Stated exercise: Collect all lines below with the string "matplotlib".

Supplied material:
________________

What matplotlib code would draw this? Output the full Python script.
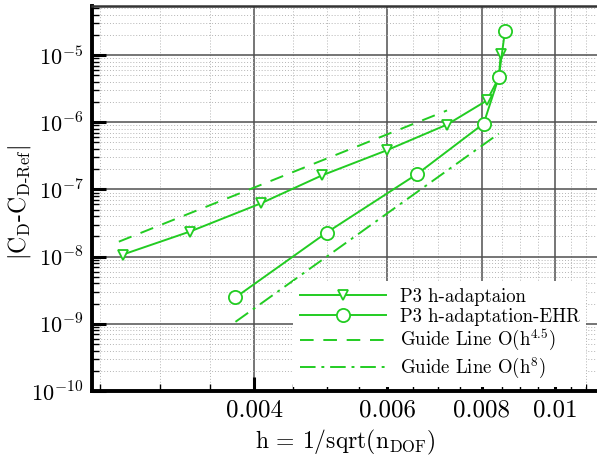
import numpy as np
import matplotlib
matplotlib.use("Agg")
import matplotlib.pyplot as plt
from matplotlib.ticker import FixedLocator, FixedFormatter, NullFormatter

plt.rcParams['font.family'] = 'serif'
plt.rcParams['font.serif'] = ['cmr10']
plt.rcParams['mathtext.fontset'] = 'cm'
plt.rcParams['axes.unicode_minus'] = False

# P3 h-adaptaion (triangles)
h_tri = [0.00268, 0.00329, 0.00408, 0.00492, 0.00599, 0.00720, 0.00813, 0.00843, 0.00848]
err_tri = [1.07e-8, 2.36e-8, 6.18e-8, 1.62e-7, 3.82e-7, 9.24e-7, 2.11e-6, 4.6e-6, 1.03e-5]

# P3 h-adaptation-EHR (circles)
h_circ = [0.00378, 0.00499, 0.00658, 0.00805, 0.00843, 0.00859]
err_circ = [2.47e-9, 2.28e-8, 1.71e-7, 9.56e-7, 4.70e-6, 2.28e-5]

# guide lines (end points)
h_g45 = [0.00265, 0.00720]
err_g45 = [1.67e-8, 1.50e-6]
h_g8 = [0.00378, 0.00843]
err_g8 = [1.07e-9, 6.78e-7]

xticks = [0.004, 0.006, 0.008, 0.01]
xtick_labels = ['0.004', '0.006', '0.008', '0.01']
yticks = [1e-10, 1e-9, 1e-8, 1e-7, 1e-6, 1e-5]
ytick_labels = [r'$10^{-10}$', r'$10^{-9}$', r'$10^{-8}$', r'$10^{-7}$', r'$10^{-6}$', r'$10^{-5}$']

green = '#22cc22'

fig = plt.figure(figsize=(5.97, 4.59), dpi=100)
ax = fig.add_axes([92/597, 1-391/459, 520/597, 385/459])
ax.set_xscale('log')
ax.set_yscale('log')

ax.plot(h_tri, err_tri, color=green, lw=1.4, marker='v', ms=7.5,
        mfc='white', mec=green, mew=1.3, label='P3 h-adaptaion', zorder=3)
ax.plot(h_circ, err_circ, color=green, lw=1.4, marker='o', ms=9.5,
        mfc='white', mec=green, mew=1.3, label='P3 h-adaptation-EHR', zorder=4)
ax.plot(h_g45, err_g45, color=green, lw=1.4, ls=(0, (7, 5)),
        label='Guide Line O(h$^{4.5}$)', zorder=3)
ax.plot(h_g8, err_g8, color=green, lw=1.4, ls=(0, (8, 3, 1.5, 3)),
        label='Guide Line O(h$^{8}$)', zorder=3)

ax.set_xlim(0.002442, 0.0119)
ax.set_ylim(1e-10, 5.38e-5)

ax.xaxis.set_major_locator(FixedLocator(xticks))
ax.xaxis.set_major_formatter(FixedFormatter(xtick_labels))
ax.xaxis.set_minor_locator(FixedLocator(np.arange(0.0025, 0.012, 0.0005)))
ax.xaxis.set_minor_formatter(NullFormatter())
ax.yaxis.set_major_locator(FixedLocator(yticks))
ax.yaxis.set_major_formatter(FixedFormatter(ytick_labels))
ax.yaxis.set_minor_locator(matplotlib.ticker.LogLocator(base=10, subs=np.arange(2, 10), numticks=20))
ax.yaxis.set_minor_formatter(NullFormatter())

ax.tick_params(which='major', direction='in', length=10, width=2.2, pad=6)
ax.tick_params(axis='x', which='major', labelsize=18)
ax.tick_params(axis='y', which='major', labelsize=16)
ax.tick_params(which='minor', direction='in', length=5, width=1.0)
ax.tick_params(top=False, right=False, which='both')

ax.grid(which='major', color='#505050', lw=1.1, ls='-')
ax.grid(which='minor', color='#b4b4b4', lw=0.7, ls=(0, (1, 2)))
ax.set_axisbelow(True)

for s in ['left', 'bottom']:
    ax.spines[s].set_linewidth(2.8)
ax.spines['top'].set_linewidth(1.8)
ax.spines['top'].set_color('#333333')
ax.spines['right'].set_visible(False)

ax.set_xlabel(r'h = 1/sqrt(n$_\mathrm{DOF}$)', fontsize=17)
ax.set_ylabel(r'$|\mathrm{C_D}$-$\mathrm{C_{D\text{-}Ref}}|$', fontsize=17)
ax.xaxis.set_label_coords(253/520, -0.097)
ax.yaxis.set_label_coords(-0.113, 0.49)

leg = ax.legend(loc='upper left', bbox_to_anchor=(293/597, 1-281/459),
                bbox_transform=fig.transFigure, fontsize=13.5, frameon=True,
                fancybox=False, edgecolor='none', facecolor='white', framealpha=1,
                handlelength=4.6, handletextpad=0.75, labelspacing=0.12,
                borderaxespad=0, borderpad=0.35)
leg.set_zorder(5)

fig.savefig('out.png', dpi=100)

________________

Solution for this problem:
What matplotlib code would draw this? Output the full Python script.
import matplotlib
matplotlib.use("Agg")
import matplotlib.pyplot as plt
from matplotlib.ticker import FixedLocator, FixedFormatter, NullFormatter
ax.yaxis.set_minor_locator(matplotlib.ticker.LogLocator(base=10, subs=np.arange(2, 10), numticks=20))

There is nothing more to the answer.